By Wererat on 11/28/2012 10:00:04 AM , Rating: 2
The point of a Bachelor's degree is to teach you how to think -- although many universities appear to have abandoned that in favor of teaching _what_ to think.

This is my problem with the IT industry today and H1Bs. Most H1Bs come over here and can code in the language/API they're hired to code. However, anything more -- writing (even code documentation), speaking coherently, understanding _why_ they're coding something, or thinking beyond the spec isn't included.

Worse, as a whole, most of them act as if they've been raised to consider independent thought as a Bad Thing. This makes them great IT insects and terrible professionals.

On the corporate side, HR departments have really worked hard to turn software into an insectoid career. Nobody wants an engineer proper who solves problems; they want a code-robot with the right acronyms on his resume.

This is because actually evaluating the ability to think is hard and parsing a text resume for keywords is easy, but mostly because companies have shifted from the idea of retaining and nurturing a career employee to employing a disposable work unit.

This doesn't actually work as planned; it takes a lot of design overhead, QA, project management, and rework to handle the fact that you just hired a code generation unit and not a person.


RE: Seems legit..
By fic2 on 11/27/2012 1:07:34 PM , Rating: 2
You must have missed the part where he said, "One, in a "write directions" paper". He would have gotten an F if he turned in an Intel vs AMD paper since that wasn't the assignment.

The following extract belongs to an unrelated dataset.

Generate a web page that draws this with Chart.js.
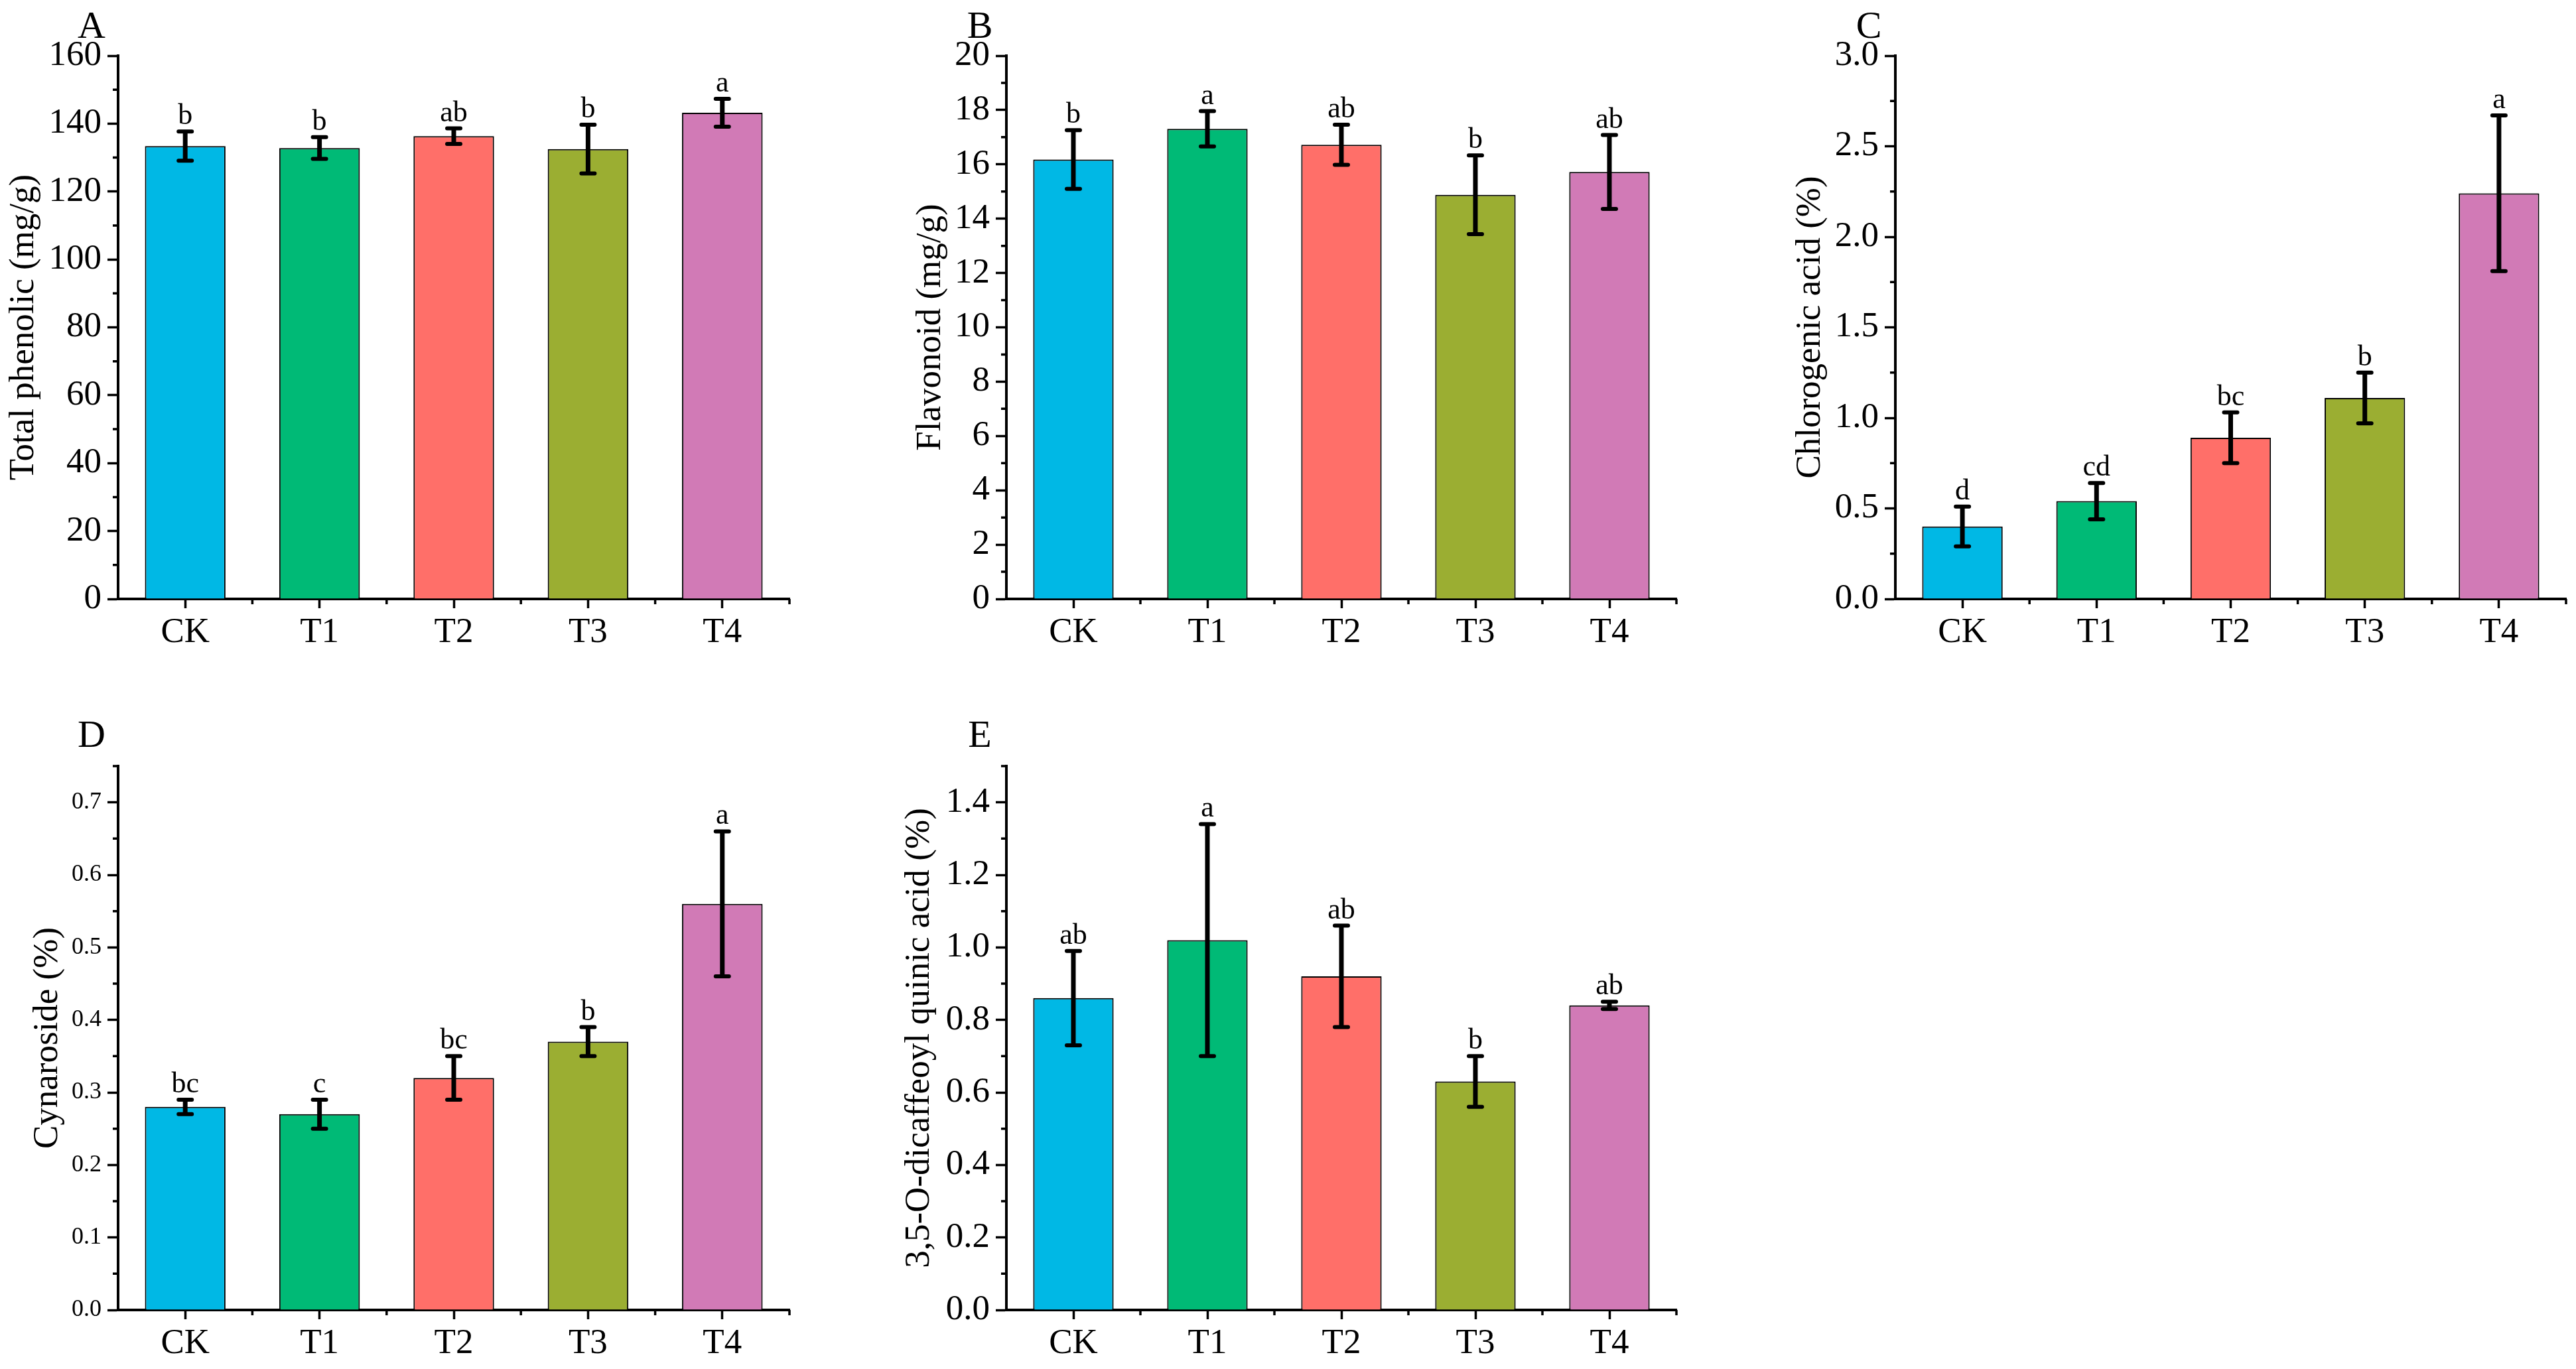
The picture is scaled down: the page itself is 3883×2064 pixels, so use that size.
<!DOCTYPE html>
<html>
<head>
<meta charset="utf-8">
<title>Phenolic compounds</title>
<script src="https://cdn.jsdelivr.net/npm/chart.js@4.4.1/dist/chart.umd.min.js"></script>
<style>
  html, body { margin: 0; padding: 0; background: #fff; overflow: hidden; }
  body { width: 3883px; height: 2064px; position: relative; }
  .panel { position: absolute; }
</style>
</head>
<body>
<div class="panel" id="boxA"><canvas id="chartA"></canvas></div>
<div class="panel" id="boxB"><canvas id="chartB"></canvas></div>
<div class="panel" id="boxC"><canvas id="chartC"></canvas></div>
<div class="panel" id="boxD"><canvas id="chartD"></canvas></div>
<div class="panel" id="boxE"><canvas id="chartE"></canvas></div>
<script>
const groups = ['CK', 'T1', 'T2', 'T3', 'T4'];
const barColors = ['#00B8E5', '#00BA76', '#FF6F69', '#9BAE32', '#D17AB6'];

// A - total phenolic (mg/g)
const phenolic = [133.4, 132.8, 136.3, 132.5, 143.2];
const phenolicErr = [4.3, 3.2, 2.3, 7.2, 4.1];
const phenolicSig = ['b', 'b', 'ab', 'b', 'a'];
const phenolicTicks = [0, 20, 40, 60, 80, 100, 120, 140, 160];

// B - flavonoid (mg/g)
const flavonoid = [16.18, 17.31, 16.72, 14.88, 15.72];
const flavonoidErr = [1.08, 0.65, 0.74, 1.45, 1.36];
const flavonoidSig = ['b', 'a', 'ab', 'b', 'ab'];
const flavonoidTicks = [0, 2, 4, 6, 8, 10, 12, 14, 16, 18, 20];

// C - chlorogenic acid (%)
const chlorogenic = [0.40, 0.54, 0.89, 1.11, 2.24];
const chlorogenicErr = [0.11, 0.10, 0.14, 0.14, 0.43];
const chlorogenicSig = ['d', 'cd', 'bc', 'b', 'a'];
const chlorogenicTicks = [0, 0.5, 1.0, 1.5, 2.0, 2.5, 3.0];

// D - cynaroside (%)
const cynaroside = [0.28, 0.27, 0.32, 0.37, 0.56];
const cynarosideErr = [0.01, 0.02, 0.03, 0.02, 0.10];
const cynarosideSig = ['bc', 'c', 'bc', 'b', 'a'];
const cynarosideTicks = [0, 0.1, 0.2, 0.3, 0.4, 0.5, 0.6, 0.7];

// E - 3,5-O-dicaffeoyl quinic acid (%)
const dicaffeoyl = [0.86, 1.02, 0.92, 0.63, 0.84];
const dicaffeoylErr = [0.13, 0.32, 0.14, 0.07, 0.01];
const dicaffeoylSig = ['ab', 'a', 'ab', 'b', 'ab'];
const dicaffeoylTicks = [0, 0.2, 0.4, 0.6, 0.8, 1.0, 1.2, 1.4];

const FONT = 'Liberation Serif, Times New Roman, serif';
const PAD_L = 180, PAD_T = 100, PAD_R = 14, PAD_B = 90;

// error bars, significance letters, minor ticks and panel letter
const panelMarks = {
  id: 'panelMarks',
  afterDraw(chart, args, o) {
    const { ctx, chartArea } = chart;
    const x = chart.scales.x, y = chart.scales.y;
    const meta = chart.getDatasetMeta(0);
    ctx.save();
    ctx.strokeStyle = '#000';
    ctx.fillStyle = '#000';

    // minor ticks on y
    ctx.lineWidth = 3.5;
    ctx.beginPath();
    for (let k = 0; (2 * k + 1) * o.minor <= y.max + 1e-9; k++) {
      const py = y.getPixelForValue((2 * k + 1) * o.minor);
      ctx.moveTo(chartArea.left, py);
      ctx.lineTo(chartArea.left - 8, py);
    }
    // minor ticks on x at category boundaries
    for (let i = 0; i < groups.length; i++) {
      const px = i < groups.length - 1
        ? (x.getPixelForValue(i) + x.getPixelForValue(i + 1)) / 2
        : chartArea.right;
      ctx.moveTo(px, chartArea.bottom);
      ctx.lineTo(px, chartArea.bottom + 8);
    }
    ctx.stroke();

    // error bars
    o.values.forEach((v, i) => {
      const cx = meta.data[i].x;
      const top = y.getPixelForValue(v + o.errors[i]);
      const bot = y.getPixelForValue(v - o.errors[i]);
      ctx.lineWidth = 7;
      ctx.lineCap = 'butt';
      ctx.beginPath();
      ctx.moveTo(cx, top);
      ctx.lineTo(cx, bot);
      ctx.stroke();
      ctx.lineWidth = 6;
      ctx.lineCap = 'round';
      ctx.beginPath();
      ctx.moveTo(cx - 10, top); ctx.lineTo(cx + 10, top);
      ctx.moveTo(cx - 10, bot); ctx.lineTo(cx + 10, bot);
      ctx.stroke();

      ctx.font = '44px ' + FONT;
      ctx.textAlign = 'center';
      ctx.textBaseline = 'alphabetic';
      ctx.fillText(o.letters[i], cx, top - 11);
    });

    // panel letter
    ctx.font = '58px ' + FONT;
    ctx.textAlign = 'center';
    ctx.textBaseline = 'alphabetic';
    ctx.fillText(o.label, chartArea.left - 40, chartArea.top - o.labelGap);
    ctx.restore();
  }
};

function makePanel(p) {
  const box = document.getElementById(p.box);
  box.style.left = (p.left - PAD_L) + 'px';
  box.style.top = (p.top - PAD_T) + 'px';
  box.style.width = (p.right - p.left + PAD_L + PAD_R) + 'px';
  box.style.height = (p.bottom - p.top + PAD_T + PAD_B) + 'px';

  new Chart(document.getElementById(p.canvas), {
    type: 'bar',
    data: {
      labels: groups,
      datasets: [{
        data: p.values,
        backgroundColor: barColors,
        borderColor: '#000',
        borderWidth: 2,
        barPercentage: 0.6,
        categoryPercentage: 1
      }]
    },
    options: {
      responsive: true,
      maintainAspectRatio: false,
      animation: false,
      layout: { autoPadding: false, padding: { top: PAD_T, right: PAD_R, left: 0, bottom: 0 } },
      plugins: {
        legend: { display: false },
        tooltip: { enabled: false },
        panelMarks: {
          values: p.values, errors: p.errors, letters: p.letters,
          minor: p.minor, label: p.label, labelGap: p.labelGap
        }
      },
      scales: {
        x: {
          z: 1,
          grid: { offset: false, drawOnChartArea: false, tickLength: 14, tickWidth: 3.5, tickColor: '#000' },
          border: { color: '#000', width: 4 },
          ticks: { color: '#000', padding: 11, maxRotation: 0, font: { family: FONT, size: 53, lineHeight: 1 } },
          afterFit: s => { s.height = PAD_B; }
        },
        y: {
          z: 1,
          min: 0,
          max: p.max,
          grid: { drawOnChartArea: false, tickLength: 16, tickWidth: 3.5, tickColor: '#000' },
          border: { color: '#000', width: 4 },
          ticks: {
            color: '#000',
            padding: 9,
            font: { family: FONT, size: p.tickSize, lineHeight: 1 },
            callback: v => Number(v).toFixed(p.decimals)
          },
          afterBuildTicks: s => { s.ticks = p.ticks.map(v => ({ value: v })); },
          afterFit: s => { s.width = PAD_L; },
          title: {
            display: true,
            text: p.title,
            color: '#000',
            font: { family: FONT, size: 53, lineHeight: 1 },
            padding: { top: p.titlePad, bottom: 0 }
          }
        }
      }
    },
    plugins: [panelMarks]
  });
}

makePanel({ box: 'boxA', canvas: 'chartA', label: 'A', title: 'Total phenolic (mg/g)',
  values: phenolic, errors: phenolicErr, letters: phenolicSig, ticks: phenolicTicks,
  max: 160, minor: 10, decimals: 0, tickSize: 53,
  left: 178, top: 84, right: 1190, bottom: 903, titlePad: 12, labelGap: 27 });

makePanel({ box: 'boxB', canvas: 'chartB', label: 'B', title: 'Flavonoid (mg/g)',
  values: flavonoid, errors: flavonoidErr, letters: flavonoidSig, ticks: flavonoidTicks,
  max: 20, minor: 1, decimals: 0, tickSize: 53,
  left: 1517, top: 84, right: 2527, bottom: 903, titlePad: 40, labelGap: 27 });

makePanel({ box: 'boxC', canvas: 'chartC', label: 'C', title: 'Chlorogenic acid (%)',
  values: chlorogenic, errors: chlorogenicErr, letters: chlorogenicSig, ticks: chlorogenicTicks,
  max: 3, minor: 0.25, decimals: 1, tickSize: 53,
  left: 2857, top: 84, right: 3868, bottom: 903, titlePad: 26, labelGap: 27 });

makePanel({ box: 'boxD', canvas: 'chartD', label: 'D', title: 'Cynaroside (%)',
  values: cynaroside, errors: cynarosideErr, letters: cynarosideSig, ticks: cynarosideTicks,
  max: 0.75, minor: 0.05, decimals: 1, tickSize: 36,
  left: 178, top: 1155, right: 1190, bottom: 1975, titlePad: 48, labelGap: 29 });

makePanel({ box: 'boxE', canvas: 'chartE', label: 'E', title: '3,5-O-dicaffeoyl quinic acid (%)',
  values: dicaffeoyl, errors: dicaffeoylErr, letters: dicaffeoylSig, ticks: dicaffeoylTicks,
  max: 1.5, minor: 0.1, decimals: 1, tickSize: 53,
  left: 1517, top: 1155, right: 2527, bottom: 1975, titlePad: 23, labelGap: 29 });
</script>
</body>
</html>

I agree that English is pretty important for communicating with colleagues since I have to try to decipher emails all the time. Some people have an extreme lack of the writing "skills".


RE: Seems legit..
By bsd228 on 11/27/2012 4:05:25 PM , Rating: 2
> You must have missed the part where he said, "One, in a "write directions" paper". He would have gotten an F if he turned in an Intel vs AMD paper since that wasn't the assignment

hmm, I guess so. I have no idea what such a paper is, or why it would be in an English Comp class. And if it was a "write directions" paper that means what it sounds like, why would she complain about the argument presented?